Vladimir Putin's 2017 calendar has been released - and pictures are fantastic https://t.co/5C979SeSED pic.twitter.com/uaInfKhWfr
— Daily Mirror (@DailyMirror) 17 października 2016
Jednak prawdziwy mężczyzna nie boi się również wzruszeń i potrafi okazać dobre serce. Dlatego w edycji kalendarza na 2017 r. Władimir Władimirowicz daje się poznać także od bardziej emocjonalnej strony. Na kolejnych kartach widzimy więc Putina przytulającego małego kotka, stojącego razem z dzieckiem na stoku narciarskim czy zapalającego świecę w cerkwii. Na jednym ze zdjęć prezydent siedzi na drzewie zapatrzony w dal, z pewnością rozmyślając nad stanem państwa. Na innym wspina się po drabince kombajnu.

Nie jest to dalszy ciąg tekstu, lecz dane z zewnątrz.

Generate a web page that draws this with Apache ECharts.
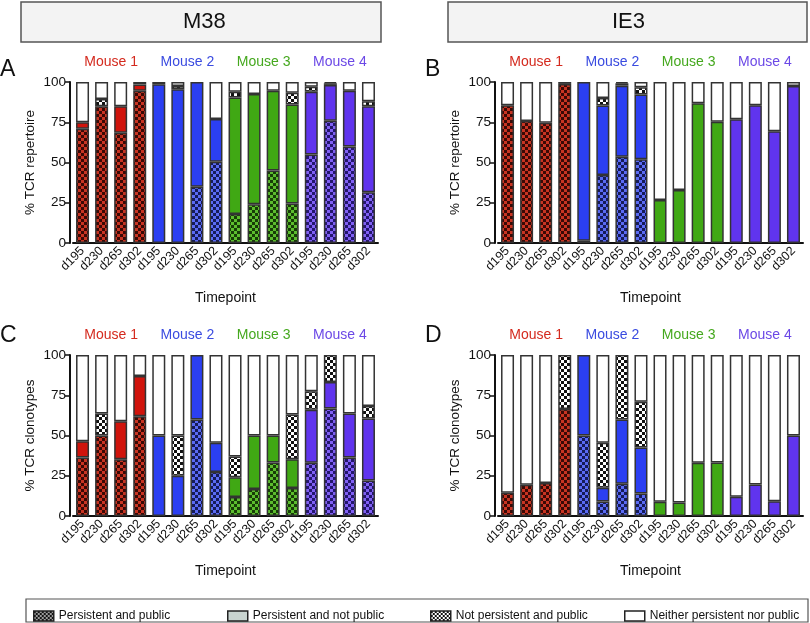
<!DOCTYPE html>
<html><head><meta charset="utf-8">
<script src="https://cdn.jsdelivr.net/npm/echarts@6/dist/echarts.min.js"></script>
<style>html,body{margin:0;padding:0;background:#fff}#c{width:810px;height:623px}</style>
</head><body><div id="c"></div>
<script>
// ---------- data ----------
const timepoints = ['d195','d230','d265','d302'];
const mice = ['Mouse 1','Mouse 2','Mouse 3','Mouse 4'];
const categories = ['d195','d230','d265','d302','d195','d230','d265','d302','d195','d230','d265','d302','d195','d230','d265','d302'];
const segmentNames = ['Persistent and public','Persistent and not public','Not persistent and public','Neither persistent nor public'];
const yTicks = [0,25,50,75,100];

// Panel A: M38, % TCR repertoire
const A_persPublic    = [71, 85, 68.5, 94.5,   0, 0, 35, 50.5,   18, 24, 45, 24.5,   55, 76, 60, 31.5];
const A_persNotPublic = [4, 0, 16.5, 4,   98.6, 95.5, 65, 26.5,   72.3, 68.5, 49.5, 61.5,   39, 22.2, 34.6, 53.5];
const A_notPersPublic = [0, 4.5, 0, 0,   0, 2, 0, 0,   3.7, 0, 0, 7.3,   3, 1, 0, 3];
const A_neither       = [25, 10.5, 15, 1.5,   1.4, 2.5, 0, 23,   6, 7.5, 5.5, 6.7,   3, 0.8, 5.4, 12];

// Panel B: IE3, % TCR repertoire
const B_persPublic    = [85.5, 75.7, 74.7, 98.8,   1.4, 42.2, 53.5, 52,   0, 0, 0, 0,   0, 0, 0, 0];
const B_persNotPublic = [0, 0, 0, 0,   98.6, 43.2, 44.2, 40.2,   26.7, 32.9, 86.8, 75.3,   76.9, 85.5, 69.4, 97.5];
const B_notPersPublic = [0, 0, 0, 0,   0, 4.7, 1.5, 4.5,   0, 0, 0, 0,   0, 0, 0, 0];
const B_neither       = [14.5, 24.3, 25.3, 1.2,   0, 9.9, 0.8, 3.3,   73.3, 67.1, 13.2, 24.7,   23.1, 14.5, 30.6, 2.5];

// Panel C: M38, % TCR clonotypes
const C_persPublic    = [36.4, 50, 35.3, 62,   0, 0, 60, 27.3,   11.8, 16.7, 33.3, 17.4,   33, 66.7, 36.4, 22.1];
const C_persNotPublic = [10.1, 0, 23.5, 25,   50, 25, 40, 18.2,   12.2, 33.3, 16.7, 17.9,   33, 16.6, 27.2, 38.4];
const C_notPersPublic = [0, 13.6, 0, 0,   0, 25, 0, 0,   13, 0, 0, 27.7,   11.5, 16.7, 0, 7.9];
const C_neither       = [53.5, 36.4, 41.2, 13,   50, 50, 0, 54.5,   63, 50, 50, 37,   22.5, 0, 36.4, 31.6];

// Panel D: IE3, % TCR clonotypes
const D_persPublic    = [14.5, 19.4, 20.5, 66.5,   50, 9, 20, 14,   0, 0, 0, 0,   0, 0, 0, 0];
const D_persNotPublic = [0, 0, 0, 0,   50, 8.5, 40, 28.5,   8.8, 8.4, 33, 33.3,   12, 19.5, 9.2, 50];
const D_notPersPublic = [0, 0, 0, 33.5,   0, 28, 40, 28.5,   0, 0, 0, 0,   0, 0, 0, 0];
const D_neither       = [85.5, 80.6, 79.5, 0,   0, 54.5, 0, 29,   91.2, 91.6, 67, 66.7,   88, 80.5, 90.8, 50];

const panels = [
  {letter:'A', yName:'% TCR repertoire', segs:[A_persPublic,A_persNotPublic,A_notPersPublic,A_neither]},
  {letter:'B', yName:'% TCR repertoire', segs:[B_persPublic,B_persNotPublic,B_notPersPublic,B_neither]},
  {letter:'C', yName:'% TCR clonotypes', segs:[C_persPublic,C_persNotPublic,C_notPersPublic,C_neither]},
  {letter:'D', yName:'% TCR clonotypes', segs:[D_persPublic,D_persNotPublic,D_notPersPublic,D_neither]}
];

// ---------- styling ----------
const mouseSolid = ['#d0140c','#2b3ff2','#40a814','#6034ee'];
const mouseDark  = ['#3a0905','#151b58','#173d07','#24166e'];
const mouseLight = ['#c83422','#5a6bf4','#5cbd2e','#8060f4'];
const mouseText  = ['#d42a1e','#3a4be0','#45a81e','#6b48e6'];
const FONT = 'Liberation Sans, Arial, sans-serif';

function checker(c1, c2, s){
  const cv = document.createElement('canvas');
  cv.width = cv.height = s*2;
  const g = cv.getContext('2d');
  g.fillStyle = c1; g.fillRect(0,0,s*2,s*2);
  g.fillStyle = c2; g.fillRect(0,0,s,s); g.fillRect(s,s,s,s);
  return {image: cv, repeat: 'repeat'};
}
const mouseChecker = mouseSolid.map((c,i)=>checker(mouseLight[i], mouseDark[i], 3));
const bwChecker = checker('#ffffff', '#111111', 3);
const legendPP = checker('#9a9a9a', '#151515', 2);
const legendNPP = checker('#ffffff', '#111111', 2);

function segColor(seg, m){
  if (seg === 0) return mouseChecker[m];
  if (seg === 1) return mouseSolid[m];
  if (seg === 2) return bwChecker;
  return '#ffffff';
}

const grids = [
  {left:73, top:82, width:305, height:161},
  {left:498, top:82, width:305, height:161},
  {left:73, top:355, width:305, height:161},
  {left:498, top:355, width:305, height:161}
];

const xAxes = [], yAxes = [], series = [];
panels.forEach((p, k) => {
  xAxes.push({
    type:'category', gridIndex:k, data:categories, position:'bottom',
    axisLine:{lineStyle:{color:'#111', width:2}},
    axisTick:{alignWithLabel:true, length:5, lineStyle:{color:'#111', width:1.5}},
    axisLabel:{rotate:45, fontSize:12.5, color:'#111', fontFamily:FONT, margin:6, interval:0},
    name:'Timepoint', nameLocation:'middle', nameGap:48,
    nameTextStyle:{fontSize:14, color:'#111', fontFamily:FONT}
  });
  yAxes.push({
    type:'value', gridIndex:k, min:0, max:100, interval:25, offset:3,
    axisLine:{show:true, lineStyle:{color:'#111', width:2}},
    axisTick:{show:true, length:5, lineStyle:{color:'#111', width:1.5}},
    splitLine:{show:false},
    axisLabel:{fontSize:13.5, color:'#111', fontFamily:FONT, margin:4},
    name:p.yName, nameLocation:'middle', nameGap:33,
    nameTextStyle:{fontSize:13.5, color:'#111', fontFamily:FONT}
  });
  p.segs.forEach((vals, s) => {
    series.push({
      type:'bar', name:segmentNames[s], xAxisIndex:k, yAxisIndex:k, stack:'p'+k,
      barWidth:13, animation:false,
      itemStyle:{color: s===0?legendPP:(s===1?'#c9d4d0':(s===2?legendNPP:'#fff')), borderColor:'#333', borderWidth:1.5},
      data: vals.map((v,i)=> v===0 ? '-' : {value:v, itemStyle:{color:segColor(s, Math.floor(i/4))}})
    });
  });
});
// top axes carrying the mouse labels
panels.forEach((p,k)=>{
  xAxes.push({
    type:'category', gridIndex:k, data:mice, position:'top',
    axisLine:{show:false}, axisTick:{show:false},
    axisLabel:{fontSize:14, fontFamily:FONT, margin:13, color:(v,i)=>mouseText[mice.indexOf(v)]}
  });
});

const legendLefts = [28, 222, 425, 619];
const legends = segmentNames.map((n,i)=>({
  left:legendLefts[i], top:605, orient:'horizontal', icon:'rect',
  itemWidth:20, itemHeight:10, selectedMode:false,
  textStyle:{fontSize:12, color:'#111', fontFamily:FONT},
  data:[{name:n, itemStyle:{color:[legendPP,'#c9d4d0',legendNPP,'#ffffff'][i], borderColor:'#222', borderWidth:1.5}}]
}));

const graphics = [
  {type:'rect', shape:{x:21,y:2,width:360,height:40}, style:{fill:'#f3f3f3', stroke:'#555', lineWidth:1.5}},
  {type:'rect', shape:{x:448,y:2,width:359,height:40}, style:{fill:'#f3f3f3', stroke:'#555', lineWidth:1.5}},
  {type:'text', left:201-18, top:11, style:{text:'M38', fontSize:22, fontFamily:'Liberation Sans Narrow, Arial Narrow, sans-serif', fill:'#111'}},
  {type:'text', left:627-15, top:11, style:{text:'IE3', fontSize:22, fontFamily:'Liberation Sans Narrow, Arial Narrow, sans-serif', fill:'#111'}},
  {type:'rect', shape:{x:26,y:599,width:782,height:23}, style:{fill:'none', stroke:'#555', lineWidth:1.2}},
  {type:'text', left:0, top:58, style:{text:'A', fontSize:23, fontFamily:FONT, fill:'#111'}},
  {type:'text', left:425, top:58, style:{text:'B', fontSize:23, fontFamily:FONT, fill:'#111'}},
  {type:'text', left:0, top:324, style:{text:'C', fontSize:23, fontFamily:FONT, fill:'#111'}},
  {type:'text', left:425, top:324, style:{text:'D', fontSize:23, fontFamily:FONT, fill:'#111'}}
];

const chart = echarts.init(document.getElementById('c'), null, {renderer:'canvas'});
chart.setOption({
  backgroundColor:'#fff',
  animation:false,
  grid:grids, xAxis:xAxes, yAxis:yAxes, series:series,
  legend:legends,
  graphic:graphics
});
</script></body></html>
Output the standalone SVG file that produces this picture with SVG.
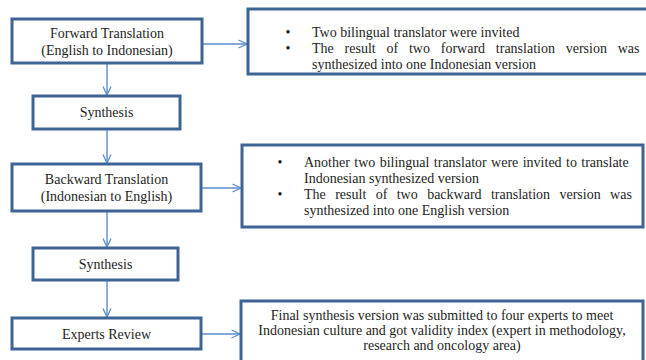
<svg xmlns="http://www.w3.org/2000/svg" width="646" height="360" viewBox="0 0 646 360">
  <defs>
    <marker id="arrow" viewBox="0 0 10 10" refX="9.5" refY="5" markerWidth="10" markerHeight="10" markerUnits="userSpaceOnUse" orient="auto">
      <path d="M1,1 L9.5,5 L1,9" fill="none" stroke="#5b8ccc" stroke-width="1.3"/>
    </marker>
  </defs>
  <style>
    .box { fill: #ffffff; stroke: #3e6496; stroke-width: 3; }
    .t { font-family: "Liberation Serif", "Times New Roman", serif; font-size: 14px; fill: #1e1e1e; }
    .c { text-anchor: middle; }
    .link { stroke: #5b8ccc; stroke-width: 1.4; fill: none; marker-end: url(#arrow); }
  </style>
  <rect width="646" height="360" fill="#ffffff"/>

  <!-- connectors -->
  <g id="connectors">
    <line class="link" x1="107" y1="63" x2="107" y2="95"/>
    <line class="link" x1="107" y1="129" x2="107" y2="163"/>
    <line class="link" x1="107" y1="211" x2="107" y2="247"/>
    <line class="link" x1="107" y1="280" x2="107" y2="317"/>
    <line class="link" x1="202" y1="44" x2="247" y2="44"/>
    <line class="link" x1="201" y1="188" x2="241" y2="188"/>
    <line class="link" x1="201" y1="334" x2="240" y2="334"/>
  </g>

  <!-- process steps -->
  <g id="forward">
    <rect class="box" x="12" y="19" width="190" height="44"/>
    <text class="t c" x="107" y="38">Forward Translation</text>
    <text class="t c" x="107" y="55">(English to Indonesian)</text>
  </g>
  <g id="synthesis1">
    <rect class="box" x="33" y="96" width="147" height="33"/>
    <text class="t c" x="106.5" y="117">Synthesis</text>
  </g>
  <g id="backward">
    <rect class="box" x="12" y="164" width="189" height="47"/>
    <text class="t c" x="106.5" y="184">Backward Translation</text>
    <text class="t c" x="106.5" y="201">(Indonesian to English)</text>
  </g>
  <g id="synthesis2">
    <rect class="box" x="33" y="248" width="145" height="32"/>
    <text class="t c" x="105.5" y="268.5">Synthesis</text>
  </g>
  <g id="experts">
    <rect class="box" x="12" y="318" width="189" height="31"/>
    <text class="t c" x="106.5" y="338.5">Experts Review</text>
  </g>

  <!-- notes -->
  <g id="note1">
    <rect class="box" x="248" y="9" width="410" height="65"/>
    <text class="t c" x="288" y="37">•</text>
    <text class="t" x="312" y="37">Two bilingual translator were invited</text>
    <text class="t c" x="288" y="53">•</text>
    <text class="t" x="312" y="53" word-spacing="7.3">The result of two forward translation version was</text>
    <text class="t" x="312" y="69">synthesized into one Indonesian version</text>
  </g>
  <g id="note2">
    <rect class="box" x="242" y="145" width="401" height="82"/>
    <text class="t c" x="280" y="167">•</text>
    <text class="t" x="304" y="167" word-spacing="0.9">Another two bilingual translator were invited to translate</text>
    <text class="t" x="304" y="183">Indonesian synthesized version</text>
    <text class="t c" x="280" y="199">•</text>
    <text class="t" x="304" y="199" word-spacing="5.9">The result of two backward translation version was</text>
    <text class="t" x="304" y="215">synthesized into one English version</text>
  </g>
  <g id="note3">
    <rect class="box" x="241" y="301" width="402" height="70"/>
    <text class="t c" x="442" y="320">Final synthesis version was submitted to four experts to meet</text>
    <text class="t c" x="442" y="335">Indonesian culture and got validity index (expert in methodology,</text>
    <text class="t c" x="442" y="350">research and oncology area)</text>
  </g>
</svg>
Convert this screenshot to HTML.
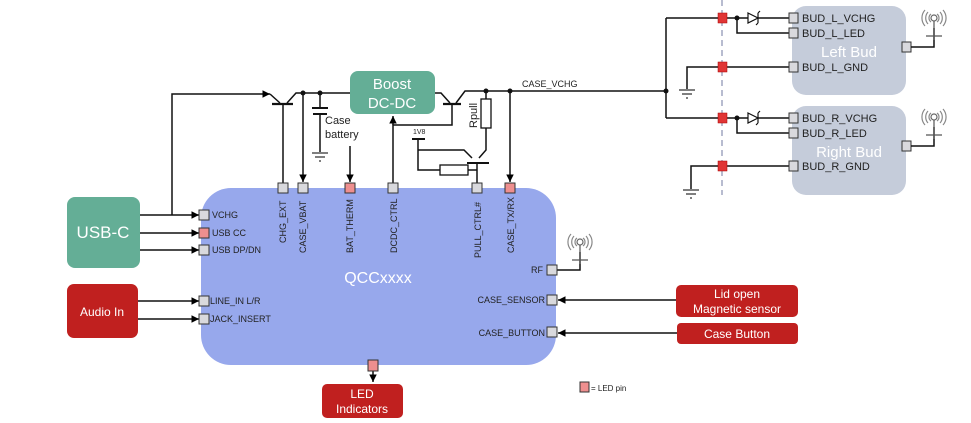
<!DOCTYPE html>
<html><head><meta charset="utf-8"><style>
html,body{margin:0;padding:0;background:#fff;}
svg{display:block;font-family:"Liberation Sans",Arial,sans-serif;}
</style></head><body>
<svg width="971" height="423" viewBox="0 0 971 423" xmlns="http://www.w3.org/2000/svg">
<defs>
<marker id="a" markerWidth="6" markerHeight="6" refX="5" refY="3" orient="auto"><path d="M0,0.5 L5,3 L0,5.5z" fill="#000"/></marker>
<g id="ant"><path d="M-6,-10 a9,9 0 0,0 0,12 M6,-10 a9,9 0 0,1 0,12 M-9,-12 a12,12 0 0,0 0,16 M9,-12 a12,12 0 0,1 0,16 M-3,-8 a5,5 0 0,0 0,8 M3,-8 a5,5 0 0,1 0,8" fill="none" stroke="#888" stroke-width="1.2"/><circle cx="0" cy="-4" r="3" fill="none" stroke="#666" stroke-width="1.2"/><path d="M0,-1 V18 M-8,14 H8" stroke="#555" stroke-width="1.2"/></g>
<g id="gnd"><path d="M-8,0 H8 M-5,4 H5 M-1,8 H1" stroke="#333" stroke-width="1.3"/></g>
</defs>
<style>
.w{stroke:#111;stroke-width:1.5;fill:none}
.p{fill:#d9d9dd;stroke:#333;stroke-width:1}
.r{fill:#ee8f8f;stroke:#333;stroke-width:1}
.rs{fill:#e03535;stroke:#a00;stroke-width:.5}
.t{font-size:9px;fill:#222}
.b{font-size:11px;fill:#222}
</style>

<line x1="722" y1="0" x2="722" y2="195" stroke="#b8bcd0" stroke-width="2" stroke-dasharray="6,4"/>

<rect x="792" y="6" width="114" height="89" rx="14" fill="#c5ccda"/>
<rect x="792" y="106" width="114" height="89" rx="14" fill="#c5ccda"/>
<text x="849" y="57" font-size="15" fill="#fff" text-anchor="middle">Left Bud</text>
<text x="849" y="157" font-size="15" fill="#fff" text-anchor="middle">Right Bud</text>

<rect x="201" y="188" width="355" height="177" rx="30" fill="#97a8ec"/>
<text x="378" y="283" font-size="16" fill="#fff" text-anchor="middle">QCCxxxx</text>

<rect x="67" y="197" width="73" height="71" rx="8" fill="#64ae96"/>
<text x="103" y="238" font-size="17" fill="#fff" text-anchor="middle">USB-C</text>
<rect x="67" y="284" width="71" height="54" rx="7" fill="#c0201f"/>
<text x="102" y="316" font-size="12" fill="#fff" text-anchor="middle">Audio In</text>
<rect x="322" y="384" width="81" height="34" rx="5" fill="#c0201f"/>
<text x="362" y="398" font-size="12" fill="#fff" text-anchor="middle">LED</text>
<text x="362" y="413" font-size="12" fill="#fff" text-anchor="middle">Indicators</text>
<rect x="676" y="285" width="122" height="32" rx="5" fill="#c0201f"/>
<text x="737" y="298" font-size="12" fill="#fff" text-anchor="middle">Lid open</text>
<text x="737" y="313" font-size="12" fill="#fff" text-anchor="middle">Magnetic sensor</text>
<rect x="677" y="323" width="121" height="21" rx="4" fill="#c0201f"/>
<text x="737" y="338" font-size="12" fill="#fff" text-anchor="middle">Case Button</text>
<rect x="350" y="71" width="85" height="43" rx="8" fill="#64ae96"/>
<text x="392" y="89" font-size="15" fill="#fff" text-anchor="middle">Boost</text>
<text x="392" y="108" font-size="15" fill="#fff" text-anchor="middle">DC-DC</text>

<path class="w" d="M140,215 H199" marker-end="url(#a)"/>
<path class="w" d="M140,233 H199" marker-end="url(#a)"/>
<path class="w" d="M140,250 H199" marker-end="url(#a)"/>
<path class="w" d="M138,301 H199" marker-end="url(#a)"/>
<path class="w" d="M138,319 H199" marker-end="url(#a)"/>
<path class="w" d="M172,215 V94 H270" marker-end="url(#a)"/>
<path class="w" d="M270,94 L280,103 M287,103 L296,93 H350 M283,104 V183"/>
<path d="M272,104 H293" stroke="#111" stroke-width="2.2"/>
<path class="w" d="M303,93 V182" marker-end="url(#a)"/>
<circle cx="303" cy="93" r="2.5" fill="#111"/><circle cx="320" cy="93" r="2.5" fill="#111"/>
<path class="w" d="M320,93 V108 M320,114 V152"/>
<path d="M312,108 H328 M313,114 H327" stroke="#111" stroke-width="2"/>
<use href="#gnd" x="320" y="153"/>
<text x="325" y="124" class="b">Case</text>
<text x="325" y="138" class="b">battery</text>
<path class="w" d="M350,146 V182" marker-end="url(#a)"/>
<path class="w" d="M435,93 H441 L450,103 M456,103 L465,91 H666 M452,104 V125 H393 V183"/>
<path d="M443,104 H461" stroke="#111" stroke-width="2.2"/>
<path class="w" d="M393,125 V116" marker-end="url(#a)"/>
<circle cx="486" cy="91" r="2.5" fill="#111"/><circle cx="510" cy="91" r="2.5" fill="#111"/>
<rect x="481" y="99" width="10" height="29" fill="#fff" stroke="#111" stroke-width="1.3"/>
<path class="w" d="M486,91 V99 M486,128 V150 L479,158 M472,158 L464,150 H418 V170 H440 M468,170 H477 M477,163 V183 M418,139 V150"/>
<path d="M467,163 H489 M412,139 H425" stroke="#111" stroke-width="2"/>
<rect x="440" y="165" width="28" height="10" fill="#fff" stroke="#111" stroke-width="1.3"/>
<text x="413" y="134" font-size="7" fill="#222">1V8</text>
<text x="477" y="128" class="b" transform="rotate(-90 477 128)">Rpull</text>
<path class="w" d="M510,91 V182" marker-end="url(#a)"/>
<text x="522" y="87" class="t">CASE_VCHG</text>
<circle cx="666" cy="91" r="2.5" fill="#111"/>
<path class="w" d="M666,18 V118 M666,18 H748 M666,118 H748 M737,18 V33 H790 M737,118 V133 H790 M758,18 H790 M758,118 H790"/>
<path class="w" d="M687,89 V67 H790 M691,189 V166 H790"/>
<use href="#gnd" x="687" y="90"/><use href="#gnd" x="691" y="190"/>
<circle cx="737" cy="18" r="2.5" fill="#111"/><circle cx="737" cy="118" r="2.5" fill="#111"/>
<path d="M748,13 L758,18 L748,23z M758,13 V23 M758,13 l2,-2 M758,23 l-2,2" fill="#fff" stroke="#111" stroke-width="1.2"/>
<path d="M748,113 L758,118 L748,123z M758,113 V123 M758,113 l2,-2 M758,123 l-2,2" fill="#fff" stroke="#111" stroke-width="1.2"/>
<rect x="718" y="13" width="9" height="10" class="rs"/><rect x="718" y="62" width="9" height="10" class="rs"/>
<rect x="718" y="113" width="9" height="10" class="rs"/><rect x="718" y="161" width="9" height="10" class="rs"/>
<rect x="789" y="13" width="9" height="10" class="p"/><rect x="789" y="28" width="9" height="10" class="p"/><rect x="789" y="62" width="9" height="10" class="p"/>
<rect x="789" y="113" width="9" height="10" class="p"/><rect x="789" y="128" width="9" height="10" class="p"/><rect x="789" y="161" width="9" height="10" class="p"/>
<text x="802" y="22" class="b">BUD_L_VCHG</text><text x="802" y="37" class="b">BUD_L_LED</text><text x="802" y="71" class="b">BUD_L_GND</text>
<text x="802" y="122" class="b">BUD_R_VCHG</text><text x="802" y="137" class="b">BUD_R_LED</text><text x="802" y="170" class="b">BUD_R_GND</text>
<rect x="902" y="42" width="9" height="10" class="p"/><rect x="902" y="141" width="9" height="10" class="p"/>
<path class="w" d="M911,47 H934 V28 M911,146 H934 V127"/>
<use href="#ant" x="934" y="22"/><use href="#ant" x="934" y="121"/>
<path class="w" d="M556,270 H580 V252"/>
<use href="#ant" x="580" y="246"/>
<path class="w" d="M676,300 H558" marker-end="url(#a)"/>
<path class="w" d="M677,333 H558" marker-end="url(#a)"/>
<path class="w" d="M373,371 V382" marker-end="url(#a)"/>

<rect x="278" y="183" width="10" height="10" class="p"/>
<rect x="298" y="183" width="10" height="10" class="p"/>
<rect x="345" y="183" width="10" height="10" class="r"/>
<rect x="388" y="183" width="10" height="10" class="p"/>
<rect x="472" y="183" width="10" height="10" class="p"/>
<rect x="505" y="183" width="10" height="10" class="r"/>
<rect x="199" y="210" width="10" height="10" class="p"/>
<rect x="199" y="228" width="10" height="10" class="r"/>
<rect x="199" y="245" width="10" height="10" class="p"/>
<rect x="199" y="296" width="10" height="10" class="p"/>
<rect x="199" y="314" width="10" height="10" class="p"/>
<rect x="547" y="265" width="10" height="10" class="p"/>
<rect x="547" y="295" width="10" height="10" class="p"/>
<rect x="547" y="327" width="10" height="10" class="p"/>
<rect x="368" y="360" width="10" height="11" class="r"/>
<rect x="580" y="382" width="9" height="10" class="r"/>
<text x="591" y="391" font-size="8" fill="#222">= LED pin</text>

<g class="t">
<text x="212" y="218" class="t">VCHG</text>
<text x="212" y="236" class="t">USB CC</text>
<text x="212" y="253" class="t">USB DP/DN</text>
<text x="210" y="304" class="t">LINE_IN L/R</text>
<text x="210" y="322" class="t">JACK_INSERT</text>
<text x="543" y="273" class="t" text-anchor="end">RF</text>
<text x="545" y="303" class="t" text-anchor="end">CASE_SENSOR</text>
<text x="545" y="336" class="t" text-anchor="end">CASE_BUTTON</text>
<text class="t" transform="translate(286,243) rotate(-90)">CHG_EXT</text>
<text class="t" transform="translate(306,253) rotate(-90)">CASE_VBAT</text>
<text class="t" transform="translate(353,253) rotate(-90)">BAT_THERM</text>
<text class="t" transform="translate(397,253) rotate(-90)">DCDC_CTRL</text>
<text class="t" transform="translate(481,258) rotate(-90)">PULL_CTRL#</text>
<text class="t" transform="translate(514,253) rotate(-90)">CASE_TX/RX</text>
</g>
</svg>
</body></html>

It's out! The Vladimir Putin 2017 calendar. pic.twitter.com/fEt2tI7Stg
— Steve Rosenberg (@BBCSteveR) 15 października 2016
Jednak dla amatorów silnego wizerunku rosyjskiego przywódcy również znalazło się kilka perełek. Mamy więc Putina kierującego pojazdem wojskowym, siedzącego za sterami myśliwca oraz – tu klasyk – jadącego na koniu.
Władimir Putin nie od dziś wie, jak zaskarbić sobie serca rodaków. A część z nich wprost uwielbia gadżety z podobizną prezydenta: kubki, koszulki, flagi czy właśnie kalendarze.
Propagandowy kalendarz z Putinem może choć trochę przykryje ostatnie wydarzenia z udziałem Rosji. Coraz więcej ekspertów przyrównuje obecną sytuację międzynarodową do czasów zimnej wojny. Moskwa cały czas boryka się z sankcjami nałożonymi na nią przez Zachód w związku z aneksją Krymu i konfliktem na Ukrainie. Tymczasem co rusz powraca temat nowych obostrzeń wynikających z rosyjskiej interwencji w Syrii. Na razie Unia Europejska wstrzymała się z decyzją w tej kwestii, ale dalsze bombardowania m.in. Aleppo mogą sprawić, że temat ten wróci do debaty.
Relacje Rosji ze Stanami Zjednoczonymi są wyjątkowo napięte. Zauważył to sam Putin, stwierdzając, że „Dialogu praktycznie nie ma”. Moskwa boryka się z problemami gospodarczymi wynikającymi – oprócz sankcji – również z niskich cen ropy. Przynajmniej jest nowy kalendarz, który z pewnością ociepli wizerunek głowy państwa.